Колесников пошел на взлет, когда Григорий уже оторвался от земли и, разогнав скорость, стремительно набирал высоту на пересечение курса «юнкерсов». Сотни глаз слелили за самолетом Филатова – с аэродрома, с деревни, с командного пункта авиагруппы. Ведомый только разворачивался, а Филатов уже, точно рассчитав траекторию своего сближения с противником, красиво подходил снизу к крайнему справа «юнкерсу». Какая-то секунда и бомбардировщик будет сбит. На виду у всех над северной частью аэродрома. Он еще летел, Филатов еще не стрелял, а все, затаив дыхание, ждали этого момента. И, уже предвосхищая событие, готовы были сорваться возгласы одобрения, как невесть откуда в хвосте Филатова появилась пара «мессершмиттов», и ведущий немец дал по Филатову короткую очередь на долю секунды раньше, чем Филатов мог ударить по «юнкерсу».
Машина Филатова круче взвилась вверх, проскочила сзади бомбардировщика, перевалилась через спину и отвесно с работающим мотором устремилась к земле. Можно было подумать, что Григорий применил тактику противника, уходя из-под внезапной атаки. Но немцы обычно имитировали падение, а Филатов, казалось, торопился вниз, чтобы быстрее соединиться со своим ведомым и броситься в бой вместе.
Летчики по привычке глянули на часы: 10.35. Через несколько секунд они поняли – Филатов не пикирует, а убит или тяжело ранен, потому что никто из них не пикирует отвесно.
Застонал от боли аэродром, застонал от бессилия помочь своему любимцу. Батько Ныч, вскочив на подножку санитарной машины, летел через летное поле к месту предполагаемого падения самолета. Параллельно, вздымая пыль, мчались на стартере мы с инженером Докуниным и несколько вскочивших на ходу в кузов летчиков и механиков. Остальные, кто мог оставить стоянку, бежали напрямик.
Самолет Филатова упал за северной границей аэродрома и разлетелся на куски, подняв столб пыли. «Юнкерсы» и «мессершмитты» ушли. Над погибшим товарищем кружил одинокий «Як».
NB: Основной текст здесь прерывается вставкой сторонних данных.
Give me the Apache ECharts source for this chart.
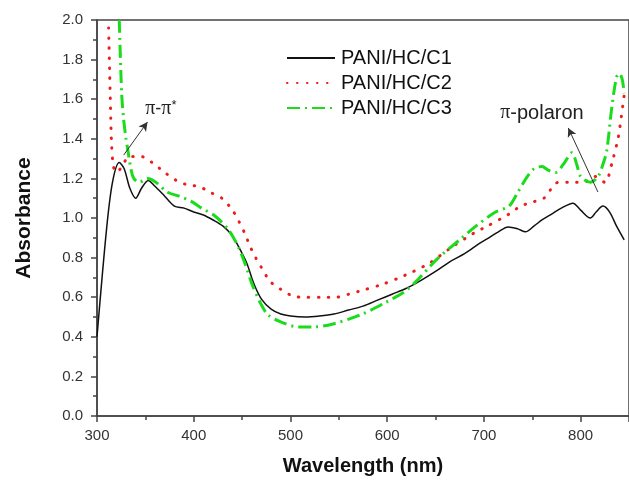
<!DOCTYPE html>
<html>
<head>
<meta charset="utf-8">
<script src="https://cdn.jsdelivr.net/npm/echarts@6/dist/echarts.min.js"></script>
<style>html,body{margin:0;padding:0;background:#fff;}#c{width:629px;height:481px;}</style>
</head>
<body>
<div id="c"></div>
<script>
const seriesNames = ['PANI/HC/C1', 'PANI/HC/C2', 'PANI/HC/C3'];

const c1Wave = [300,310,316,323,328,334,340,346,353,360,370,380,390,400,410,420,430,440,448,455,462,470,480,490,500,515,530,545,560,575,590,605,620,635,650,665,680,695,705,715,725,735,743,752,760,770,780,792,800,810,816,823,830,837,845];
const c1Abs  = [0.40,0.95,1.18,1.28,1.25,1.15,1.10,1.15,1.19,1.16,1.11,1.06,1.05,1.03,1.015,0.99,0.96,0.91,0.84,0.77,0.67,0.59,0.54,0.515,0.505,0.50,0.505,0.515,0.535,0.555,0.585,0.615,0.645,0.685,0.73,0.78,0.82,0.87,0.90,0.93,0.955,0.945,0.93,0.96,0.99,1.02,1.05,1.075,1.04,1.00,1.03,1.06,1.03,0.96,0.89];

const c2Wave = [312,313,314,315,317,320,326,333,346,357,370,382,395,405,417,429,440,447,453,458,464,470,479,490,503,515,535,547,560,571,595,618,643,666,690,702,726,738,750,762,777,791,803,815,825,833,839,842,845];
const c2Abs  = [1.96,1.75,1.55,1.38,1.26,1.23,1.26,1.31,1.31,1.28,1.23,1.19,1.165,1.16,1.13,1.10,1.04,0.98,0.92,0.86,0.80,0.75,0.68,0.64,0.605,0.60,0.60,0.60,0.615,0.63,0.665,0.71,0.77,0.85,0.925,0.955,1.02,1.06,1.08,1.10,1.18,1.18,1.18,1.21,1.18,1.29,1.41,1.51,1.62];

const c3Wave = [323,325.5,327.5,330,332,335,338,344,348,352,356,361,373,385,397,408,422,436,446,453,460,469,477,490,508,525,544,572,597,617,631,651,675,692,712,726,735,745,752,760,767,774,782,791,796,800,810,818,823,827,832,837,840,843,845];
const c3Abs  = [2.0,1.63,1.50,1.40,1.34,1.25,1.20,1.18,1.19,1.20,1.195,1.18,1.13,1.11,1.085,1.05,1.01,0.94,0.855,0.77,0.67,0.57,0.51,0.475,0.45,0.45,0.465,0.51,0.57,0.625,0.685,0.79,0.89,0.96,1.03,1.06,1.13,1.21,1.25,1.26,1.24,1.23,1.27,1.33,1.27,1.21,1.18,1.21,1.27,1.34,1.55,1.71,1.73,1.70,1.63];

// annotations (data coordinates)
const arrowPi = [[327.6, 1.318], [352.2, 1.485]];
const arrowPolaron = [[817.9, 1.131], [787.2, 1.455]];
const labelPi = [366, 1.55];
const labelPolaron = [760, 1.53];

const xTicks = [300, 400, 500, 600, 700, 800];
const yTicks = [0.0, 0.2, 0.4, 0.6, 0.8, 1.0, 1.2, 1.4, 1.6, 1.8, 2.0];

function pairs(xs, ys) { return xs.map((x, i) => [x, ys[i]]); }

const chart = echarts.init(document.getElementById('c'), null, {renderer: 'canvas'});
const axisColor = '#444';
const labelStyle = {color: '#333', fontSize: 15, fontFamily: 'Liberation Sans, Arial, sans-serif'};

chart.setOption({
  animation: false,
  backgroundColor: '#fff',
  grid: {left: 97, top: 20, bottom: 65, right: -6, show: true, borderColor: axisColor, borderWidth: 1.5, backgroundColor: 'transparent'},
  legend: {
    orient: 'vertical', left: 286, top: 48, padding: 0, itemGap: 5, itemWidth: 48, itemHeight: 14,
    data: seriesNames,
    itemStyle: {opacity: 0},
    textStyle: {fontSize: 20, color: '#111', fontFamily: 'Liberation Sans, Arial, sans-serif', lineHeight: 20, padding: [0, 0, 0, 1]}
  },
  xAxis: {
    type: 'value', min: xTicks[0], max: 850, interval: 100,
    name: 'Wavelength (nm)', nameLocation: 'middle', nameGap: 40,
    nameTextStyle: {fontSize: 20, fontWeight: 'bold', color: '#111', fontFamily: 'Liberation Sans, Arial, sans-serif'},
    axisLine: {show: true, onZero: false, lineStyle: {color: axisColor, width: 1.5}},
    axisTick: {show: true, inside: false, length: 6, lineStyle: {color: axisColor, width: 1.5}},
    minorTick: {show: true, splitNumber: 2, length: 4, lineStyle: {color: axisColor, width: 1.5}},
    axisLabel: Object.assign({margin: 12, showMaxLabel: false}, labelStyle),
    splitLine: {show: false}
  },
  yAxis: {
    type: 'value', min: yTicks[0], max: yTicks[yTicks.length - 1], interval: 0.2,
    name: 'Absorbance', nameLocation: 'middle', nameGap: 62,
    nameTextStyle: {fontSize: 21, fontWeight: 'bold', color: '#111', fontFamily: 'Liberation Sans, Arial, sans-serif'},
    axisLine: {show: true, onZero: false, lineStyle: {color: axisColor, width: 1.5}},
    axisTick: {show: true, inside: false, length: 6, lineStyle: {color: axisColor, width: 1.5}},
    minorTick: {show: true, splitNumber: 2, length: 4, lineStyle: {color: axisColor, width: 1.5}},
    axisLabel: Object.assign({margin: 14, formatter: v => v.toFixed(1)}, labelStyle),
    splitLine: {show: false}
  },
  series: [
    {
      name: seriesNames[0], type: 'line', data: pairs(c1Wave, c1Abs), symbol: 'none', smooth: 0.3, clip: true,
      lineStyle: {color: '#111', width: 1.5}, itemStyle: {color: '#111'},
      markLine: {
        silent: true, symbol: ['none', 'arrow'], symbolSize: [7, 9],
        lineStyle: {color: '#333', width: 1, type: 'solid'}, label: {show: false},
        data: [
          [{coord: arrowPi[0]}, {coord: arrowPi[1]}],
          [{coord: arrowPolaron[0]}, {coord: arrowPolaron[1]}]
        ]
      },
      markPoint: {
        silent: true, symbol: 'rect', symbolSize: 1, itemStyle: {color: 'rgba(0,0,0,0)'},
        label: {show: true, position: 'inside', color: '#222', fontSize: 18, fontFamily: 'Liberation Sans, Arial, sans-serif',
          rich: {
            p: {fontFamily: 'Liberation Serif, Times New Roman, serif', fontSize: 20, color: '#222'},
            t: {fontSize: 18, color: '#222', fontFamily: 'Liberation Sans, Arial, sans-serif'},
            u: {fontSize: 20, color: '#222', fontFamily: 'Liberation Sans, Arial, sans-serif'},
            s: {fontSize: 13, color: '#222', verticalAlign: 'top', padding: [0, 0, 8, 0]}
          }},
        data: [
          {coord: labelPi, label: {formatter: '{p|π}{t|-}{p|π}{s|*}'}},
          {coord: labelPolaron, label: {formatter: '{p|π}{u|-polaron}'}}
        ]
      }
    },
    {
      name: seriesNames[1], type: 'line', data: pairs(c2Wave, c2Abs), symbol: 'none', smooth: 0.3, clip: true,
      lineStyle: {color: '#ee1c1c', width: 3, type: [0.5, 9.5], cap: 'round'}, itemStyle: {color: '#ee1c1c'}
    },
    {
      name: seriesNames[2], type: 'line', data: pairs(c3Wave, c3Abs), symbol: 'none', smooth: 0.3, clip: true,
      lineStyle: {color: '#1bdc1b', width: 3, type: [13, 5, 2, 5]}, itemStyle: {color: '#1bdc1b'}
    }
  ]
});
</script>
</body>
</html>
В стороне от мотора, зарывшегося в раскаленную землю лежал на спине Филатов. Целый, ни единой царапины, будто прилег на выгоревшую за лето траву и уснул. Военфельдшер быстро отстегнула парашютные лямки, распахнула на Григории китель: на тельняшке ни капли крови. Комиссар, инженер, мы все, кто добежали, обнажили головы, стояли молча, у многих навернулись слезы.
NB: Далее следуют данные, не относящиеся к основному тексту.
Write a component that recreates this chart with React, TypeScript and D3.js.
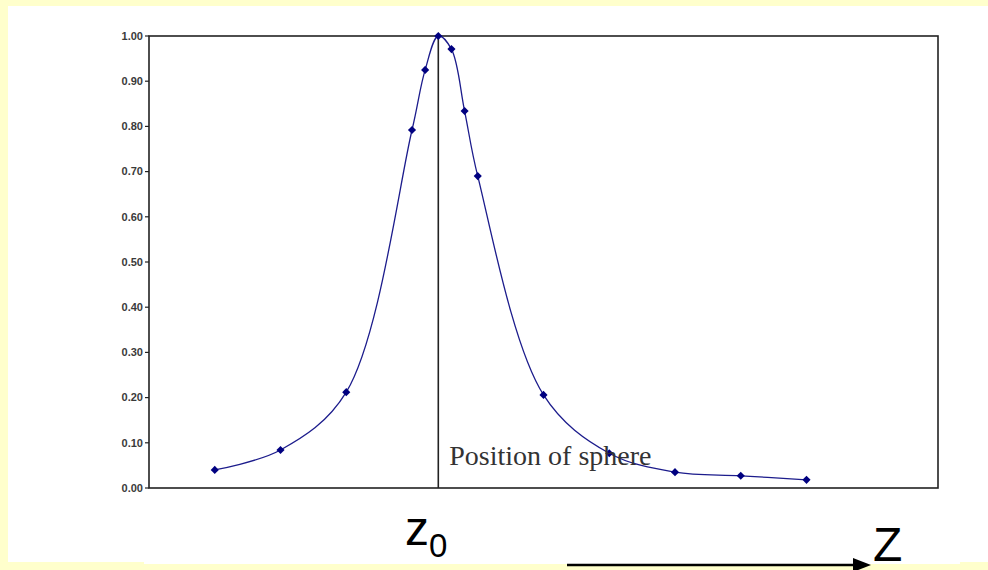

– Наверное, о землю убился, – сказал кто-то дрогнувшим голосом.
Фельдшер перевернула Филатова. На спине, между лопатками зияла крупная окровавленная дыра. Сержант Бугаев нашел бронеспинку. Она была пробита снарядом на вылет.
– В груди разорвался, – заключила фельдшер. И совсем тихо добавила: – Мгновенная смерть…
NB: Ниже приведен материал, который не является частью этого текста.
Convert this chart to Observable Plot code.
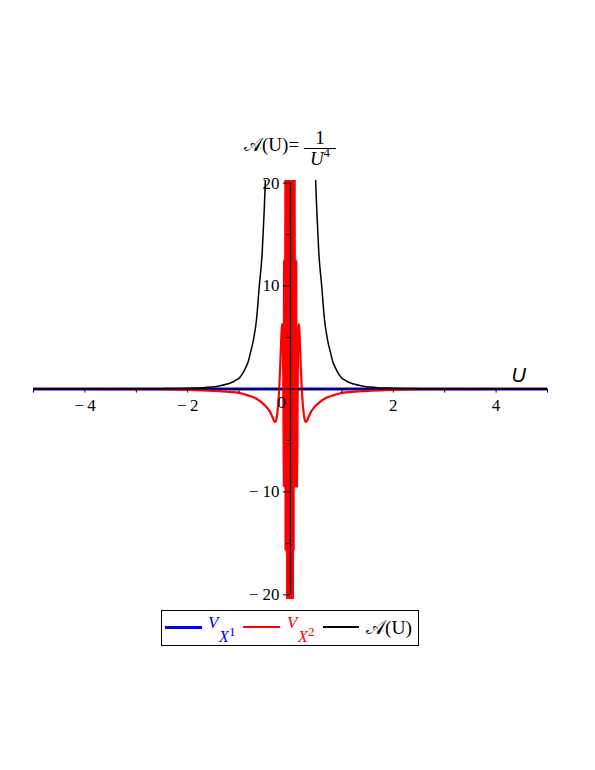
<!DOCTYPE html>
<html>
<head>
<meta charset="utf-8">
<script src="https://cdn.jsdelivr.net/npm/d3@7"></script>
<script src="https://cdn.jsdelivr.net/npm/@observablehq/plot@0.6"></script>
<style>
  body { margin: 0; background: #fff; }
  #wrap { position: relative; width: 595px; height: 770px; font-family: "Liberation Serif", "DejaVu Serif", serif; color: #000; }
  #chart { position: absolute; left: 0; top: 0; }
  .t { position: absolute; white-space: nowrap; line-height: 1; }
  .box { position: absolute; left: 161px; top: 610px; width: 258px; height: 36px; border: 1px solid #000; box-sizing: border-box; }
  .ln { position: absolute; }
</style>
</head>
<body>
<div id="wrap">
  <div id="chart"></div>

  <!-- title: A(U) = 1 / U^4 -->
  <div class="t" style="left:244px; top:135px; font-size:19px;">𝒜(U)=</div>
  <div class="t" style="left:305px; top:128px; width:30px; text-align:center; font-size:19px;">1</div>
  <div class="ln" style="left:304px; top:148px; width:32px; height:1px; background:#000;"></div>
  <div class="t" style="left:305px; top:149px; width:30px; text-align:center; font-size:19px;"><i>U</i><span style="font-size:13px; position:relative; top:-8px;">4</span></div>

  <!-- legend -->
  <div class="box"></div>
  <div class="ln" style="left:165px; top:626px; width:37px; height:3px; background:#0000ff;"></div>
  <div class="t" style="left:208px; top:614px; font-size:17px; color:#0000ff;"><i>V</i></div>
  <div class="t" style="left:219px; top:629px; font-size:16px; color:#0000ff;"><i>X</i></div>
  <div class="t" style="left:229px; top:625px; font-size:13px; color:#0000ff;">1</div>

  <div class="ln" style="left:243px; top:626px; width:37px; height:2px; background:#ff0000;"></div>
  <div class="t" style="left:287px; top:614px; font-size:17px; color:#ff0000;"><i>V</i></div>
  <div class="t" style="left:298px; top:629px; font-size:16px; color:#ff0000;"><i>X</i></div>
  <div class="t" style="left:308px; top:625px; font-size:13px; color:#ff0000;">2</div>

  <div class="ln" style="left:323px; top:626px; width:36px; height:1.5px; background:#000;"></div>
  <div class="t" style="left:366px; top:618px; font-size:19.5px;">𝒜(U)</div>
</div>
<script>
// ---- data ----
const xTicks = [-5, -4, -3, -2, -1, 1, 2, 3, 4, 5];
const xLabelVals = [-4, -2, 2, 4];
const xLabelText = ["−\u20094", "−\u20092", "2", "4"];
const yMajorTicks = [-20, -10, 10, 20];
const yMinorTicks = [-15, -5, 5, 15];
const yLabelVals = [-20, -10, 10, 20];
const yLabelText = ["− 20", "− 10", "10", "20"];

// V_X1 (blue): flat at zero
const blueU = [-5, 5];
const blueV = [0, 0];

// V_X2 (red)
const redU = [
  -5, -4, -3, -2.5, -2, -1.5, -1.2, -1, -0.85, -0.7, -0.6, -0.53, -0.46, -0.4, -0.35, -0.32, -0.3, -0.28, -0.26, -0.24,
  -0.22, -0.2, -0.185, -0.172, -0.163, -0.155, -0.148, -0.142, -0.136,
  -0.13, -0.125, -0.121, -0.117, -0.113, -0.109, -0.105, -0.101, -0.097, -0.093,
  -0.089, -0.085, -0.081, -0.077, -0.073, -0.069, -0.065, -0.061, -0.057, -0.053,
  -0.049, -0.045, -0.041, -0.037, -0.033, -0.029, -0.025, -0.021, -0.017, -0.013,
  -0.009, -0.005, -0.001, 0.003, 0.007, 0.011, 0.015, 0.019, 0.023, 0.027,
  0.031, 0.035, 0.039, 0.043, 0.047, 0.051, 0.055, 0.059, 0.062, 0.066,
  0.07, 0.074, 0.078, 0.082, 0.086, 0.09, 0.094, 0.098, 0.102, 0.106,
  0.11, 0.113, 0.117, 0.121, 0.126,
  0.136, 0.142, 0.148, 0.155, 0.163, 0.172, 0.185, 0.2, 0.22,
  0.24, 0.26, 0.28, 0.3, 0.32, 0.35, 0.4, 0.46, 0.53, 0.6, 0.7, 0.85, 1, 1.2, 1.5, 2, 2.5, 3, 4, 5
];
const redV = [
  -0.002, -0.004, -0.01, -0.02, -0.08, -0.18, -0.28, -0.38, -0.6, -0.85, -1.15, -1.45, -1.8, -2.2, -2.75, -3.1, -3.2, -3.05, -2.5, -1.5,
  0, 2.2, 4.3, 5.8, 6.3, 5.8, 4, 1.5, -3,
  -9.5, 12.5, -9.5, 12.5, -9.5, 12.5, -9.5, 25, -15.7, 25,
  -15.7, 25, -15.7, 25, -15.7, 25, -25, 25, -25, 25,
  -25, 25, -25, 25, -25, 25, -25, 25, -25, 25,
  -25, 25, -25, 25, -25, 25, -25, 25, -25, 25,
  -25, 25, -25, 25, -25, 25, -15.7, 25, -15.7, 25,
  -9.5, 25, -9.5, 25, -9.5, 12.5, -9.5, 12.5, -9.5, 12.5,
  -9.5, 12.5, -9.5, 6, -9.5,
  -3, 1.5, 4, 5.8, 6.3, 5.8, 4.3, 2.2, 0,
  -1.5, -2.5, -3.05, -3.2, -3.1, -2.75, -2.2, -1.8, -1.45, -1.15, -0.85, -0.6, -0.38, -0.28, -0.18, -0.08, -0.02, -0.01, -0.004, -0.002
];

// A(U) (black): two branches, gap at U = 0
const blackU = [
  -5, -4, -3, -2.5, -2, -1.85, -1.7, -1.55, -1.44, -1.35, -1.25, -1.18, -1.11, -1.05, -1, -0.96, -0.92, -0.87, -0.82, -0.78,
  -0.72, -0.66, -0.607, -0.55, -0.51, -0.48, -0.46,
  0,
  0.46, 0.48, 0.51, 0.55, 0.607, 0.66, 0.72,
  0.78, 0.82, 0.87, 0.92, 0.96, 1, 1.05, 1.11, 1.18, 1.25, 1.35, 1.44, 1.55, 1.7, 1.85, 2, 2.5, 3, 4, 5
];
const blackV = [
  0.002, 0.005, 0.015, 0.03, 0.07, 0.095, 0.13, 0.19, 0.25, 0.33, 0.45, 0.56, 0.7, 0.88, 1.05, 1.3, 1.6, 2.1, 2.7, 3.5,
  4.8, 6.8, 10, 13.3, 17.5, 21.5, 25,
  NaN,
  25, 21.5, 17.5, 13.3, 10, 6.8, 4.8,
  3.5, 2.7, 2.1, 1.6, 1.3, 1.05, 0.88, 0.7, 0.56, 0.45, 0.33, 0.25, 0.19, 0.13, 0.095, 0.07, 0.03, 0.015, 0.005, 0.002
];

const blue = blueU.map((u, i) => ({u, v: blueV[i]}));
const red = redU.map((u, i) => ({u, v: redV[i]}));
const black = blackU.map((u, i) => ({u, v: blackV[i]}));

const serif = "Liberation Serif";

const chart = Plot.plot({
  width: 595,
  height: 605,
  marginLeft: 33,
  marginRight: 48,
  marginTop: 180,
  marginBottom: 6,
  x: {domain: [-5, 5], axis: null},
  y: {domain: [-20.45, 20.25], axis: null},
  style: {fontFamily: serif, background: "transparent", overflow: "visible"},
  marks: [
    Plot.line(blue, {x: "u", y: "v", stroke: "#0000ff", strokeWidth: 3, clip: true}),
    Plot.line(red, {x: "u", y: "v", stroke: "#ff0000", strokeWidth: 2.2, curve: "monotone-x", clip: true}),
    Plot.line(black, {x: "u", y: "v", stroke: "#000000", strokeWidth: 1.5, curve: "monotone-x", clip: true}),
    // axes through the origin
    Plot.ruleY([0], {stroke: "#000", strokeWidth: 1}),
    Plot.ruleX([0], {y1: -20, y2: 20, stroke: "#000", strokeWidth: 1.3}),
    Plot.ruleX(xTicks, {x: d => d, y1: 0, y2: -0.4, stroke: "#000"}),
    Plot.ruleY(yMajorTicks, {y: d => d, x1: 0, x2: -0.14, stroke: "#000"}),
    Plot.ruleY(yMinorTicks, {y: d => d, x1: 0, x2: -0.08, stroke: "#000"}),
    Plot.text(xLabelVals, {x: d => d, y: 0, text: (d, i) => xLabelText[i], dy: 17, fontSize: 17, fontFamily: serif, fill: "#000"}),
    Plot.text(yLabelVals, {x: 0, y: d => d, text: (d, i) => yLabelText[i], dx: -11, textAnchor: "end", fontSize: 17, fontFamily: serif, fill: "#000"}),
    Plot.text(["0"], {x: 0, y: 0, text: d => d, dx: -9, dy: 14, fontSize: 17, fontFamily: serif, fill: "#000"}),
    Plot.text(["U"], {x: 4.44, y: 0, text: d => d, dy: -13.5, fontSize: 20, fontFamily: "Liberation Sans", fontStyle: "italic", fill: "#000"})
  ]
});
document.getElementById("chart").appendChild(chart);
</script>
</body>
</html>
Тело Филатова отвезли в деревню. Я повел остатки эскадрильи на прикрытие Ишуньских позиций. Адъютант послал в штабы Фрайдорфской авиагруппы и полка срочное донесение:
«15.10.41 в 10.35 один Як-1 5 АЭ 32 АП летчик Филатов был сбит истребителем противника при отражении воздушного налета. Самолет разбился, летчик погиб».
Похоронить лейтенанта Филатова в этот день не пришлось. Летали еще несколько раз на задание. Летали злые и дрались, как звери. С последнего задания вернулись в сумерках. Никому не хотелось ехать в деревню, не хотелось видеть Григория мертвым. На ночь гроб поставили в общежитии летчиков на две табуретки против двухъярусных нар, где последнюю ночь лежала постель и Григория Филатова. До утра почти никто не сомкнул глаз, тихо говорили о погибшем. А на рассвете летчики попрощались с ним и уехали на аэродром.
– Прости, дорогой, что не сможем проводить тебя в последний путь, – казалось шептал каждый, кто нагибался и целовал Филатова в холодный лоб. – Прощай, Гриша.